My feeling is why not tuck and punch,
if you are unsuccessful you will likely end up upside down in a tuck position which is what the alternative is that we are discussing here. I don’t think I have been in waves big enough to injure me (from the dumping impact) in a tucked position. What is the size of wave that requires turtling, or does your fight or flight instinct kick in? I used to run into and tackle big breakers for hockey and lacrosse training. It was a good way to meet superior force without getting injured. It would be my preference to meet any wave heads up as it is part of the thrill, but I could also imagine rolling in fear or if injured. How big are we talking here? I will assume at least six feet? Finally, for my weight (235lbs) I usually paddle boats at the upper limits of their load range. Does this weight to boyancy ratio make it harder for the wave to throw me around? My feeling is that it does, almost in the way that a sail needs to be sized for the wind conditions. If you are going to go bigger, you better have the ballast to counter the force. Using up your boat’s effective load range sucks for tripping, but can help in other ways. BTW- I like this thread and find it helpful to hear others thoughts. Bill

Du er flink til å oversette.
I wonder if the high bows and sterns on real greenland boats helps keep the bow plowing under when upside down. Never thought of that before.

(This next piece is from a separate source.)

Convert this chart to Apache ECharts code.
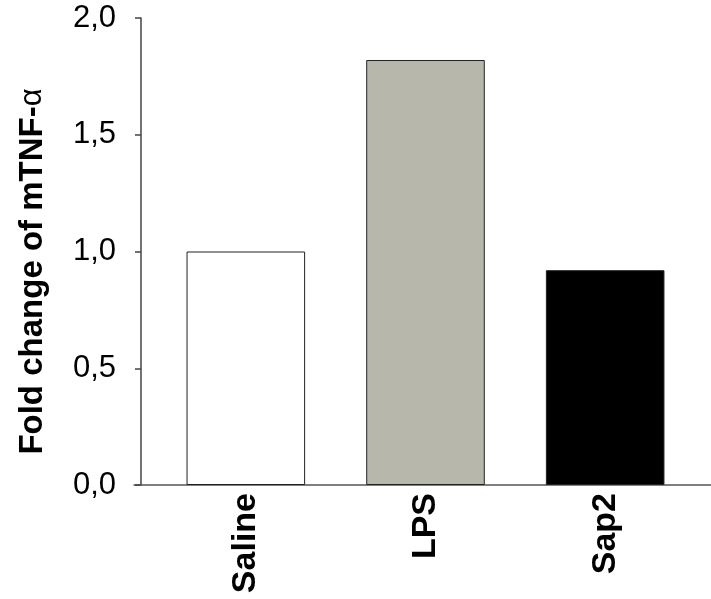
<!DOCTYPE html>
<html><head><meta charset="utf-8">
<script src="https://cdn.jsdelivr.net/npm/echarts@6/dist/echarts.min.js"></script>
<style>html,body{margin:0;padding:0;background:#fff}#c{width:711px;height:599px}</style>
</head><body><div id="c"></div>
<script>
const categories = ['Saline', 'LPS', 'Sap2'];
const foldChange = [1.0, 1.82, 0.92];
const yTicks = [0, 0.5, 1.0, 1.5, 2.0];
const barColors = ['#ffffff', '#b7b8ab', '#000000'];

const chart = echarts.init(document.getElementById('c'), null, {renderer: 'canvas'});
const font = 'Liberation Sans, Arial, sans-serif';
chart.setOption({
  animation: false,
  backgroundColor: '#fff',
  grid: [
    {left: 156, right: 16, top: 18, bottom: 114},
    {left: 134, right: 0, top: 18, bottom: 114}
  ],
  xAxis: [
    {
      type: 'category', gridIndex: 0, data: categories,
      axisLine: {show: false}, axisTick: {show: false},
      axisLabel: {rotate: 90, margin: 8, color: '#000', fontFamily: font, fontWeight: 'bold', fontSize: 34}
    },
    {
      type: 'value', gridIndex: 1, min: 0, max: 1,
      axisLine: {show: true, onZero: false, lineStyle: {color: '#555', width: 1.5}},
      axisTick: {show: false}, axisLabel: {show: false}, splitLine: {show: false}
    }
  ],
  yAxis: [
    {
      type: 'value', gridIndex: 0, min: yTicks[0], max: yTicks[yTicks.length - 1], interval: 0.5,
      offset: 15,
      axisLine: {show: true, lineStyle: {color: '#444', width: 1.5}},
      axisTick: {show: true, length: 6, lineStyle: {color: '#444', width: 1.5}},
      splitLine: {show: false},
      axisLabel: {
        margin: 25, color: '#000', fontFamily: font, fontSize: 31,
        formatter: v => v.toFixed(1).replace('.', ',')
      },
      name: '{b|Fold change of mTNF-}{a|α}',
      nameLocation: 'middle', nameGap: 92, nameRotate: 90,
      nameTextStyle: {
        padding: [0, 40, 0, 0],
        rich: {
          b: {fontFamily: font, fontWeight: 'bold', fontSize: 33, color: '#000'},
          a: {fontFamily: font, fontWeight: 'normal', fontSize: 31, color: '#000'}
        }
      }
    },
    {type: 'value', gridIndex: 1, show: false, min: 0, max: 1}
  ],
  series: [{
    type: 'bar', xAxisIndex: 0, yAxisIndex: 0,
    barWidth: '66%',
    data: foldChange.map((v, i) => ({value: v, itemStyle: {color: barColors[i], borderColor: '#222', borderWidth: 1}}))
  }]
});
</script></body></html>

The ocean does not care if you weigh 235
Technically it takes more force to throw you around but any wave over about 5 or 6 feet has so much energy the difference between a lighter boat and paddler is negligible.

That’s what a “surf zone” is -;). Never been in one so big, hope not to be in one any time soon either -:wink:

Looks like a roll helps protect you a bit there, but some of the waves are so huge that they still tumble you about no matter what - not the kind you can roll “under” and let it pass over you…

That pretty much sums it up. nm

Because some waves will kick the
crap out of you when you are on top more than on the bottom. I’m usually blasting out and giving it all til the end, but there are times when you look at facts and know you are toast, so I time a roll and let the wave go over me. I don’t know why this is such a difficult concept for some. This was a hot topic in Sea Kayaker Magazine…

in the early 90’s.


Seadart, That was a very instructional video.

Watching some of those guys go over the falls I now see why you would want to be parallel to a wave when rolling.

I guess the real answer is rolling is a weapon in the quiver but not the only one and not the only answer (or even the first answer).

I occasionally roll under to avoid dumpers, but mostly just because I feel like it not because I have to.

One important thing to remember is water depth.

You need to have enough water under you so that you aren’t rolling into an environment more violent (and infinitely harder to breath in) than you were “escaping”.

I qualify this by saying this is in water Sing would define as “maybe worth getting wet for if it was a slow month”.